L’autre morceau qui a logiquement beaucoup fait parler de lui c’est Nobody avec Lauryn Hill en featuring. 15 ans après le mythique If I Ruled The World (Imagine That) présent sur le deuxième LP de Nas, les deux artistes se retrouvent. À l’époque, Nas avait imaginé ce qu’il ferait s’il dirigeait le monde, maintenant il imagine un endroit où il pourrait s’éloigner du monde et devenir une personne à part entière. Beaucoup ont analysé le couplet de l’ex-chanteuse des Fugees et le place au-dessus de celui de Nas. Je n’ai pourtant rien vu de bien impressionnant des deux côtés, c’est peut-être par ce que je ne classe pas ce titre parmi mes favoris.

Nas a également fait participer des artistes tels que YG, Boogie With Da Hoogie et Blxst qui représentent une autre génération. Il ne l’a pas fait pour s’appuyer sur leur succès et ainsi toucher plus de monde mais parce qu’il apprécie leur travail. C’est lui qui leur donne de la force, non le contraire. L’autre invité de marque est Charlie Wilson, l’ex-chanteur du groupe The Gap Band, mythique groupe de funk qui rempli les pistes de danse depuis les années 1970.

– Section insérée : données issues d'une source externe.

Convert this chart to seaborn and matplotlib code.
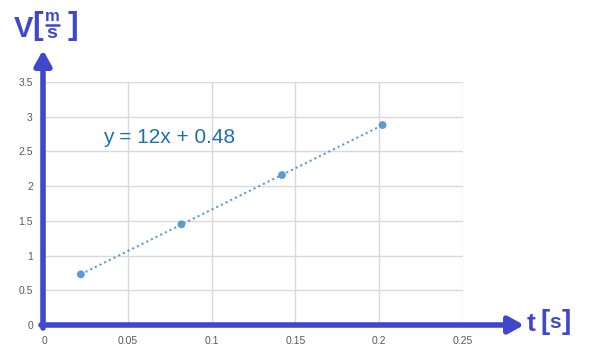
import matplotlib
matplotlib.use("Agg")
import matplotlib.pyplot as plt
import seaborn as sns
import numpy as np
import pandas as pd

# data
t_values = [0.022, 0.082, 0.142, 0.202]
v_values = [0.73, 1.45, 2.16, 2.88]
x_ticks = [0, 0.05, 0.1, 0.15, 0.2, 0.25]
x_tick_labels = ["0", "0.05", "0.1", "0.15", "0.2", "0.25"]
y_ticks = [0, 0.5, 1, 1.5, 2, 2.5, 3, 3.5]
y_tick_labels = ["0", "0.5", "1", "1.5", "2", "2.5", "3", "3.5"]
equation = "y = 12x + 0.48"

sns.set_style("white")
plt.rcParams["font.family"] = ["Liberation Sans", "DejaVu Sans"]

W, H = 593, 352
fig = plt.figure(figsize=(W / 100, H / 100), dpi=100)
ax = fig.add_axes([44 / W, 1 - 325 / H, (463 - 44) / W, (325 - 82) / H])

df = pd.DataFrame({"t": t_values, "V": v_values})
point_color = "#5b9bd5"
sns.regplot(data=df, x="t", y="V", ax=ax, ci=None, truncate=True,
            scatter_kws=dict(s=32, color=point_color, edgecolor="none", alpha=1, zorder=4),
            line_kws=dict(color=point_color, ls=(0, (1, 1.5)), lw=1.5, zorder=3))

ax.set_xlim(0, 0.25)
ax.set_ylim(0, 3.5)
ax.set_xticks(x_ticks)
ax.set_xticklabels(x_tick_labels)
ax.set_yticks(y_ticks)
ax.set_yticklabels(y_tick_labels)
ax.grid(True, color="#d9d9d9", lw=1)
ax.set_axisbelow(True)
for s in ax.spines.values():
    s.set_visible(False)
ax.tick_params(axis="both", length=0, labelsize=7.5, colors="#595959")
ax.tick_params(axis="x", pad=8)
ax.tick_params(axis="y", pad=8)
ax.set_xlabel("")
ax.set_ylabel("")

ax.text(0.0355, 2.7, equation, fontsize=15, color="#1f6fb4", ha="left", va="center")

# arrows (figure pixel coordinates converted to fractions)
arrow_color = "#3f48cc"
def fp(x, y):
    return (x / W, 1 - y / H)

ax.annotate("", xy=fp(43, 50), xytext=fp(43, 328), xycoords="figure fraction",
            textcoords="figure fraction",
            arrowprops=dict(arrowstyle="-|>,head_length=0.9,head_width=0.5",
                            color=arrow_color, lw=4, shrinkA=0, shrinkB=0),
            annotation_clip=False)
ax.annotate("", xy=fp(524, 325), xytext=fp(41, 325), xycoords="figure fraction",
            textcoords="figure fraction",
            arrowprops=dict(arrowstyle="-|>,head_length=0.9,head_width=0.5",
                            color=arrow_color, lw=4, shrinkA=0, shrinkB=0),
            annotation_clip=False)

# V [m/s] label
lab_color = "#3f48cc"
bold = dict(fontweight="bold", color=lab_color, va="baseline")
fig.text(*fp(14, 37), "V", fontsize=21, ha="left", **bold)
fig.text(*fp(32, 34), "[", fontsize=23, ha="left", **bold)
fig.text(*fp(52, 21), "m", fontsize=12, ha="center", **bold)
fig.add_artist(plt.Line2D([45.5 / W, 58.5 / W], [1 - 24.5 / H, 1 - 24.5 / H], color=lab_color, lw=1.8))
fig.text(*fp(52, 38), "s", fontsize=14, ha="center", **bold)
fig.text(*fp(78, 34), "]", fontsize=23, ha="right", **bold)

# t [s] label
fig.text(*fp(527, 331), "t", fontsize=19, ha="left", **bold)
fig.text(*fp(540, 329), "[", fontsize=20, ha="left", **bold)
fig.text(*fp(555.5, 328), "s", fontsize=15, ha="center", **bold)
fig.text(*fp(571, 329), "]", fontsize=20, ha="right", **bold)

fig.savefig("out.png", dpi=100, facecolor="white")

L’album est une grande réussite et remet l’artiste à sa place : sur le trône. En plus de tout ce que j’ai décrit, Nas parle beaucoup de son passé, de sa vie ou de faits historiques. Le tout n’est pas fait sur un air nostalgique ou sur un des beats types ’90. Bien au contraire, on y voit l’évolution d’un artiste qui a toujours réussi et on y retrouve beaucoup d’influences, notamment jazz, et ce flow sans pareil. Hit-Boy a également fait un travail remarquable sur la bande sonore, il rappe un très bon couplet d’ailleurs. Nas a fait le pari de sortir deux albums avec un lien entre eux en quelques mois et le résultat est époustouflant. Le roi a su prouver que personne ne pourra prendre sa place, tout en restant humble et talentueux, et que sa carrière est un exemple.